Cocochas de bacalao rebozadas
Sin miedo al esperpento, creo que podríamos afirmar que el mundo está dividido en dos clases de personas, los cocochófilos y los cocochófobos, porque lo que está claro es a nadie les resultan indiferentes estos musculitos que forman el suelo de la boca de algunos peces como las merluzas o los bacalaos.
Es comprensible que los cocochófobos sientan recelo de esa carne gelatinosa y de intenso sabor a pescado, lo entiendo, les admiro y animo a quienes no se hayan iniciado en la cocochófilia a que no lo hagan, porque bastante caras son ya para que se vulgaricen como sucedió con las angulas. Por culpa de esos horteras ricos que comían angulas fritas porque sabían a ajo, nuestros ríos están despoblados de anguilas, que esas sí que están ricas.
Con las cocochas sucede como con la lamprea, los buenos gourmets somos capaces de hacer mil kilómetros por regalarnos con una Lamprea a la bordelesa en Arbo (cerró el restaurante La Mezquita, una lástima, ahora hay que pasar a comerlas en Portugal), o de esperar pacientemente más de media hora para ligar bien esas Cocochas al pilpil, pero yo conozco a muchas personas que solo con ver estos platos, ya se les retuerce el estómago y preferirían leer el libro de Belén Esteban antes que meterse un bocado. Mejor así.
Las cocochas de bacalao se pueden encontrar en el mercado de tres formas, hay una cuarta, que es en fresco, recién sacadas, como las de merluza, pero resulta muy difícil encontrar una pescadería que despache varias docenas de skreis en un fin de semana. Otra forma también difícil de conseguir es congeladas, son casi un producto exclusivo de hostelería. Las más comunes son secas en sal, como el bacalao tradicional. Y la que nos falta es en salmuera, que son las que ven en la foto, un invento un tanto inquietante porque están nadando en agua, pero que resultan exquisitas.
La receta
El vendedor le dijo a mi pescadero que tenían que desalar cuatro días. A mi me pareció una burrada y, como mi chica tenía que marchar el domingo, pues decidí probarlas con tan solo dos días de agua dulce. ¿Resultado? Creo la próxima vez las tendré incluso menos tiempo porque quedaron un poco sosas.
El proceso de fritura es sencillísimo porque, como ven en la foto, son casi como los Fritos de pixín o de merluza.

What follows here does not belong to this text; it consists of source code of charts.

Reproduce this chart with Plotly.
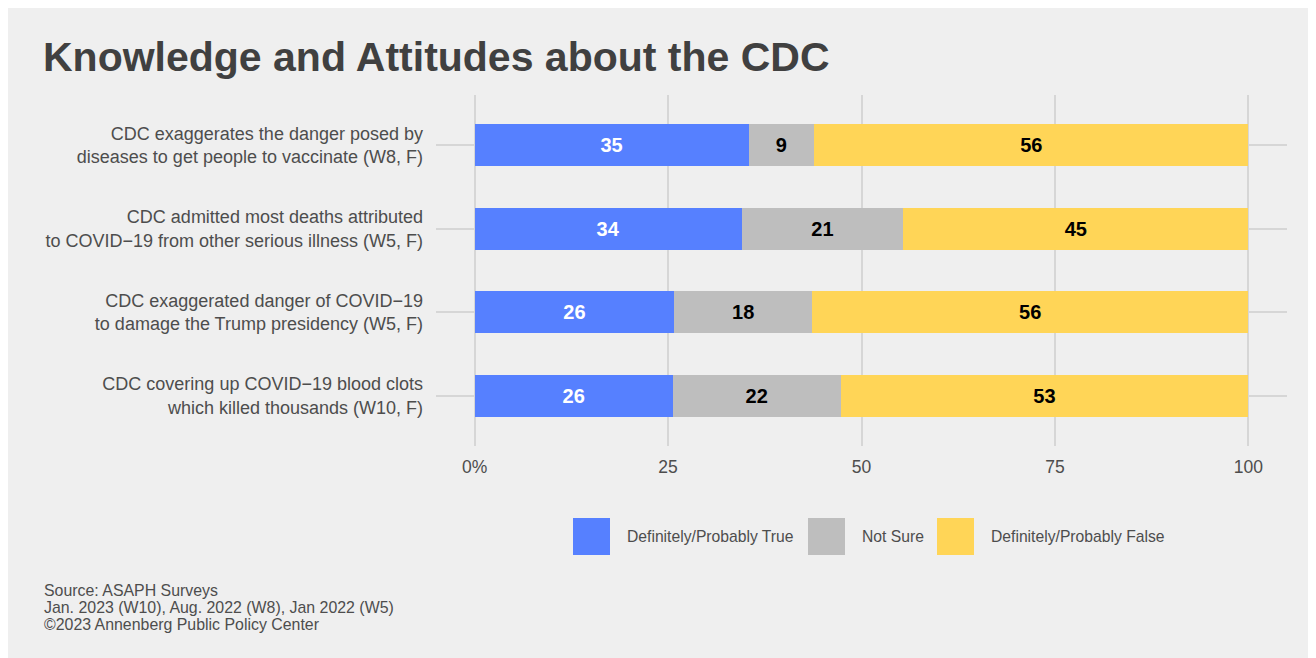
import plotly.graph_objects as go

# ---- data ----
categories = [
    "CDC exaggerates the danger posed by<br>diseases to get people to vaccinate (W8, F)",
    "CDC admitted most deaths attributed<br>to COVID\u221219 from other serious illness (W5, F)",
    "CDC exaggerated danger of COVID\u221219<br>to damage the Trump presidency (W5, F)",
    "CDC covering up COVID\u221219 blood clots<br>which killed thousands (W10, F)",
]
series_names = ["Definitely/Probably True", "Not Sure", "Definitely/Probably False"]
true_vals = [35.4, 34.5, 25.8, 25.6]
notsure_vals = [8.5, 20.9, 17.8, 21.7]
false_vals = [56.1, 44.6, 56.4, 52.7]
true_labels = ["35", "34", "26", "26"]
notsure_labels = ["9", "21", "18", "22"]
false_labels = ["56", "45", "56", "53"]
x_tickvals = [0, 25, 50, 75, 100]
x_ticktext = ["0%", "25", "50", "75", "100"]

title_text = "Knowledge and Attitudes about the CDC"
source_lines = [
    "Source: ASAPH Surveys",
    "Jan. 2023 (W10), Aug. 2022 (W8), Jan 2022 (W5)",
    "\u00a92023 Annenberg Public Policy Center",
]

# ---- style ----
FONT = "Liberation Sans, Arial, Helvetica, sans-serif"
BG = "#efefef"
GRID = "#d6d6d6"
TXT = "#4d4d4d"
colors = ["#5680ff", "#bebebe", "#ffd557"]
label_colors = ["white", "black", "black"]

OFF = 8  # page body margin
W, H = 1316, 658
# plot area in page pixels
L, R, T, B = 436, 1287, 95, 446
Lf, Rf, Tf, Bf = L - OFF, R - OFF, T - OFF, B - OFF


def px_x(px):
    return (px - L) / (R - L)


def px_y(py):
    return (B - py) / (B - T)


fig = go.Figure()
for name, vals, labs, col, lcol in zip(
    series_names,
    [true_vals, notsure_vals, false_vals],
    [true_labels, notsure_labels, false_labels],
    colors,
    label_colors,
):
    fig.add_trace(
        go.Bar(
            y=categories,
            x=vals,
            name=name,
            orientation="h",
            marker=dict(color=col, line=dict(width=0)),
            text=labs,
            textposition="inside",
            insidetextanchor="middle",
            textangle=0,
            constraintext="none",
            textfont=dict(family=FONT, size=20, color=lcol, weight="bold"),
            showlegend=False,
            hoverinfo="x+name",
        )
    )

shapes = []
annotations = []

# custom legend
legend_boxes = [(573, 625), (808, 860), (937, 989)]
for (bx, tx), name, col in zip(legend_boxes, series_names, colors):
    shapes.append(
        dict(
            type="rect", xref="paper", yref="paper",
            x0=px_x(bx), x1=px_x(bx + 37), y0=px_y(555), y1=px_y(518),
            fillcolor=col, line=dict(width=0), layer="above",
        )
    )
    annotations.append(
        dict(
            text=name, xref="paper", yref="paper", x=px_x(tx), y=px_y(536.5),
            xanchor="left", yanchor="middle", showarrow=False,
            font=dict(family=FONT, size=15.7, color=TXT),
        )
    )

# source lines
for i, line in enumerate(source_lines):
    annotations.append(
        dict(
            text=line, xref="paper", yref="paper", x=px_x(42), y=px_y(590 + 17 * i),
            xanchor="left", yanchor="middle", showarrow=False,
            font=dict(family=FONT, size=15.9, color=TXT),
        )
    )

fig.update_layout(
    width=W,
    height=H,
    barmode="stack",
    bargap=0.5,
    paper_bgcolor=BG,
    plot_bgcolor=BG,
    margin=dict(l=Lf, r=W - Rf, t=Tf, b=H - Bf, pad=0),
    title=dict(
        text=title_text,
        xref="container", yref="container",
        x=(43 - OFF) / W, xanchor="left",
        y=1 - (57 - OFF) / H, yanchor="middle",
        font=dict(family=FONT, size=41, color="#404040", weight="bold"),
    ),
    xaxis=dict(
        range=[-5, 105],
        tickvals=x_tickvals,
        ticktext=x_ticktext,
        showgrid=True,
        gridcolor=GRID,
        gridwidth=2,
        zeroline=False,
        showline=False,
        ticks="",
        ticklabelstandoff=8,
        tickfont=dict(family=FONT, size=17.5, color=TXT),
        fixedrange=True,
    ),
    yaxis=dict(
        categoryorder="array",
        categoryarray=categories,
        range=[3.6, -0.6],
        showgrid=True,
        gridcolor=GRID,
        gridwidth=2,
        zeroline=False,
        showline=False,
        ticks="",
        ticklabelstandoff=12,
        tickfont=dict(family=FONT, size=18, color=TXT),
        fixedrange=True,
    ),
    shapes=shapes,
    annotations=annotations,
    showlegend=False,
)

fig.write_html("out.html")
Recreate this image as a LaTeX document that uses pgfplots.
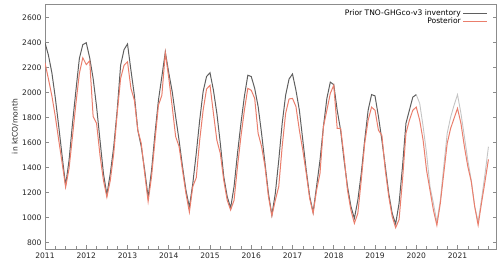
\documentclass[border=0pt]{standalone}
\usepackage{fontspec}
\setmainfont{DejaVu Sans}
\usepackage{pgfplots}
\usepackage{pgfplotstable}
\pgfplotsset{compat=1.18}
\definecolor{priorc}{HTML}{5F5F5F}
\definecolor{priorl}{HTML}{C4C4C4}
\definecolor{postc}{HTML}{EA7E6C}
\definecolor{spine}{HTML}{8C8C8C}
\pgfplotstableread{
m P Q
0 2400 2240
1 2300 2110
2 2160 1975
3 1960 1810
4 1730 1620
5 1490 1435
6 1260 1245
7 1460 1395
8 1755 1650
9 2020 1915
10 2275 2155
11 2385 2280
12 2400 2225
13 2280 2255
14 2115 1810
15 1890 1755
16 1620 1500
17 1355 1300
18 1185 1165
19 1355 1300
20 1570 1515
21 1860 1835
22 2220 2115
23 2345 2220
24 2390 2248
25 2180 2035
26 1980 1940
27 1700 1700
28 1570 1595
29 1380 1355
30 1165 1130
31 1380 1330
32 1675 1620
33 1940 1900
34 2130 1980
35 2325 2320
36 2160 2120
37 2010 1890
38 1810 1650
39 1620 1570
40 1410 1380
41 1220 1195
42 1085 1045
43 1275 1250
44 1515 1320
45 1780 1620
46 2010 1860
47 2130 2030
48 2160 2060
49 2020 1835
50 1835 1620
51 1595 1515
52 1330 1300
53 1170 1140
54 1078 1062
55 1250 1140
56 1515 1410
57 1755 1650
58 1970 1860
59 2140 2035
60 2130 2020
61 2035 1955
62 1890 1675
63 1675 1570
64 1435 1410
65 1195 1170
66 1022 1015
67 1195 1140
68 1460 1250
69 1755 1570
70 1980 1835
71 2110 1950
72 2150 1955
73 2020 1890
74 1860 1700
75 1620 1540
76 1380 1355
77 1170 1155
78 1045 1035
79 1250 1220
80 1460 1355
81 1730 1730
82 1955 1860
83 2085 1995
84 2065 2060
85 1860 1715
86 1700 1715
87 1460 1490
88 1250 1220
89 1090 1060
90 995 955
91 1140 1035
92 1355 1300
93 1620 1595
94 1860 1780
95 1985 1885
96 1975 1860
97 1810 1700
98 1620 1660
99 1410 1380
100 1195 1170
101 1035 1010
102 950 920
103 1115 985
104 1410 1300
105 1755 1675
106 1860 1780
107 1965 1860
108 1985 1885
109 1915 1780
110 1730 1620
111 1515 1380
112 1250 1220
113 1115 1060
114 965 940
115 1140 1115
116 1410 1355
117 1675 1595
118 1805 1715
119 1900 1795
120 1985 1875
121 1835 1755
122 1650 1570
123 1460 1410
124 1300 1290
125 1090 1090
126 968 941
127 1150 1120
128 1350 1290
129 1568 1467
}\datatab
\begin{document}
\begin{tikzpicture}
\begin{axis}[
  scale only axis,
  width=451bp, height=245bp,
  xmin=0, xmax=131.2,
  ymin=750, ymax=2710,
  xtick={0,12,...,120},
  xticklabels={2011,2012,2013,2014,2015,2016,2017,2018,2019,2020,2021},
  minor xtick={3,6,...,129},
  ytick={800,1000,...,2600},
  tick align=inside,
  xtick pos=bottom,
  ytick pos=both,
  major tick length=3.5bp,
  minor tick length=2.5bp,
  every tick/.style={spine, line width=0.6bp},
  axis line style={spine, line width=0.8bp},
  tick label style={font=\fontsize{7.6}{8.5}\selectfont, text=black!85},
  /pgf/number format/assume math mode=true,
  /pgf/number format/1000 sep={},
  ylabel={in ktCO/month},
  ylabel style={font=\fontsize{7.6}{8.5}\selectfont, text=black!85},
  ylabel shift=-3bp,
  xticklabel shift=0.5bp,
  legend plot pos=right,
  legend cell align=right,
  legend style={at={(1,1)}, anchor=north east, xshift=-7bp, yshift=-3bp,
    draw=none, fill=none, font=\fontsize{7.6}{8.5}\selectfont,
    row sep=-3.5bp, inner sep=1bp},
  legend image code/.code={\draw[#1] (0bp,0bp) -- (24bp,0bp);},
]
\addplot[priorl, line width=0.9bp, forget plot] table[x=m, y=P, restrict x to domain=108:129] {\datatab};
\addplot[priorc, line width=1bp] table[x=m, y=P, restrict x to domain=0:108] {\datatab};
\addlegendentry{Prior TNO-GHGco-v3 inventory}
\addplot[postc, line width=1bp] table[x=m, y=Q] {\datatab};
\addlegendentry{Posterior}
\end{axis}
\pgfresetboundingbox
\path ([shift={(-45bp,-16bp)}]current axis.south west) rectangle ([shift={(4bp,4bp)}]current axis.north east);
\end{tikzpicture}
\end{document}
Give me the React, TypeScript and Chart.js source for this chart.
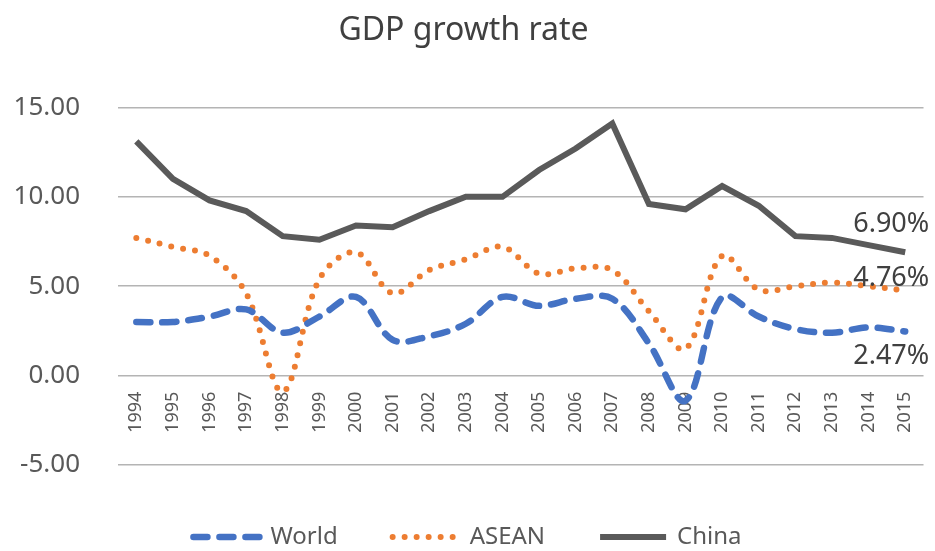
import React, { useEffect, useRef } from "react";
import { Chart, registerables } from "chart.js";

Chart.register(...registerables);

const years = ["1994","1995","1996","1997","1998","1999","2000","2001","2002","2003","2004","2005","2006","2007","2008","2009","2010","2011","2012","2013","2014","2015"];
const world = [3.0,3.0,3.3,3.7,2.4,3.3,4.4,2.0,2.2,2.9,4.4,3.9,4.3,4.3,1.8,-1.4,4.4,3.3,2.6,2.4,2.7,2.47];
const asean = [7.7,7.2,6.7,4.6,-0.9,5.4,6.9,4.6,5.9,6.5,7.2,5.7,6.0,5.9,3.6,1.5,6.7,4.8,5.0,5.2,5.0,4.76];
const china = [13.1,11.0,9.8,9.2,7.8,7.6,8.4,8.3,9.2,10.0,10.0,11.5,12.7,14.1,9.6,9.3,10.6,9.5,7.8,7.7,7.3,6.9];
const seriesNames = ["World", "ASEAN", "China"];
const endLabels = ["2.47%", "4.76%", "6.90%"];
const yTicks = { min: -5, max: 15, step: 5 };
const title = "GDP growth rate";

const endLabelPlugin = {
  id: "endLabels",
  afterDatasetsDraw(chart: any) {
    const ctx = chart.ctx;
    const offsets = [23, -14, -30];
    ctx.save();
    ctx.font = "27px 'Noto Sans'";
    ctx.fillStyle = "#404040";
    ctx.textAlign = "right";
    ctx.textBaseline = "middle";
    chart.data.datasets.forEach((ds: any, i: number) => {
      const meta = chart.getDatasetMeta(i);
      const pt = meta.data[meta.data.length - 1];
      if (!pt) return;
      ctx.fillText(endLabels[i], pt.x + 24, pt.y + offsets[i] + 2);
    });
    ctx.restore();
  },
};

const legendPlugin = {
  id: "bottomLegend",
  afterDraw(chart: any) {
    const ctx = chart.ctx;
    const lineLen = 72;
    const textGap = 8;
    const itemGap = 52;
    const centerX = 466;
    const y = 537;
    ctx.save();
    ctx.font = "24px 'Noto Sans'";
    const items = chart.data.datasets.map((ds: any) => ({
      ds,
      w: lineLen + textGap + ctx.measureText(ds.label).width,
    }));
    const total = items.reduce((a: number, it: any) => a + it.w, 0) + itemGap * (items.length - 1);
    let x = centerX - total / 2;
    items.forEach((it: any) => {
      const ds = it.ds;
      ctx.beginPath();
      ctx.strokeStyle = ds.borderColor;
      ctx.lineWidth = ds.borderWidth;
      ctx.lineCap = ds.borderCapStyle || "butt";
      ctx.setLineDash(ds.borderDash || []);
      ctx.moveTo(x + 3, y);
      ctx.lineTo(x + lineLen - 3, y);
      ctx.stroke();
      ctx.setLineDash([]);
      ctx.fillStyle = "#595959";
      ctx.textAlign = "left";
      ctx.textBaseline = "middle";
      ctx.fillText(ds.label, x + lineLen + textGap, y);
      x += it.w + itemGap;
    });
    ctx.restore();
  },
};

export default function App() {
  const ref = useRef<HTMLCanvasElement | null>(null);
  useEffect(() => {
    if (!ref.current) return;
    Chart.defaults.font.family = "'Noto Sans'";
    const chart = new Chart(ref.current, {
      type: "line",
      data: {
        labels: years,
        datasets: [
          {
            label: seriesNames[0],
            data: world,
            borderColor: "#4472C4",
            backgroundColor: "#4472C4",
            borderWidth: 6.5,
            borderDash: [14, 12],
            borderCapStyle: "round",
            tension: 0.35,
            pointRadius: 0,
          },
          {
            label: seriesNames[1],
            data: asean,
            borderColor: "#ED7D31",
            backgroundColor: "#ED7D31",
            borderWidth: 6,
            borderDash: [0, 12],
            borderCapStyle: "round",
            tension: 0.35,
            pointRadius: 0,
          },
          {
            label: seriesNames[2],
            data: china,
            borderColor: "#5a5a5a",
            backgroundColor: "#5a5a5a",
            borderWidth: 6,
            tension: 0,
            pointRadius: 0,
          },
        ],
      },
      options: {
        responsive: false,
        animation: false,
        layout: { padding: { left: 0, right: 8, top: 0, bottom: 86 } },
        plugins: {
          title: {
            display: true,
            text: title,
            color: "#404040",
            font: { size: 32, weight: "normal" },
            padding: { top: 12, bottom: 57 },
          },
          legend: { display: false },
          tooltip: { enabled: false },
        },
        scales: {
          x: {
            type: "category",
            position: { y: 0 },
            offset: true,
            grid: { display: false },
            border: { display: false },
            ticks: {
              autoSkip: false,
              maxRotation: 90,
              minRotation: 90,
              padding: 8,
              color: "#595959",
              font: { size: 18 },
            },
            afterFit: (s: any) => {
              s.height = 0;
            },
          },
          y: {
            min: yTicks.min,
            max: yTicks.max,
            border: { display: false },
            grid: { color: "#b4b4b4", lineWidth: 1.5, drawTicks: false },
            ticks: {
              stepSize: yTicks.step,
              padding: 38,
              color: "#595959",
              font: { size: 26 },
              callback: (v: any) => Number(v).toFixed(2),
            },
            afterFit: (s: any) => {
              s.width = 118;
            },
          },
        },
      },
      plugins: [endLabelPlugin, legendPlugin],
    } as any);
    return () => chart.destroy();
  }, []);
  return (
    <div style={{ position: "fixed", left: 0, top: 0, width: 935, height: 551, background: "#fff" }}>
      <canvas ref={ref} width={935} height={551} style={{ display: "block" }} />
    </div>
  );
}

En este caso y como mi pareja es celiaca, usamos harina de garbanzos, que tiene la gran ventaja de que absorbe muy poco aceite y quedan más crujientes, además de no contener gluten, claro.
Conviene escurrirlas bien y secarlas con papel de cocina, presionándolas incluso un poco porque llevan mucho agua.
Ponemos la harina en un plato grande, mezclada con el comino molido y la pimienta. De esta forma se rebozan muy fácilmente y se van dejando por el borde del plato.
Un otro plato sopero batimos el huevo y reservamos hasta que veamos que el aceite está bien caliente. Les recomiendo usar una sartén lo suficientemente grande como para poder meter todas las cocochas, porque la harina de garbanzos tiene el problema de que si se quema, da mal sabor al aceite.
Ya solo queda ir cogiendo una a una, pasarla por el huevo y a la sartén. Cuando estén todas, procuramos seguir el orden en que las hemos echado para darles la vuelta y, cuando veamos que están bien doraditas, las sacamos a un plato con papel de cocina para que absorba el exceso de grasa.
Un vino para cada plato
Un gran plato se merece un gran vino, de modo que nos inclinamos por el Finca Monteproso, un verdejo de Rueda criado durante cinco meses sobre sus lías, lo que hace de él un vino poderoso y con esa acidez que los riojanos saben sacar hasta en sus vinos castellanos, lo justo que necesitaba un plato tan gelatinoso como este. También es complicado el huevo porque puede llevarse por delante a muchos vinos más sencillos, pero con este estábamos seguros de que no le afectaría y así fue.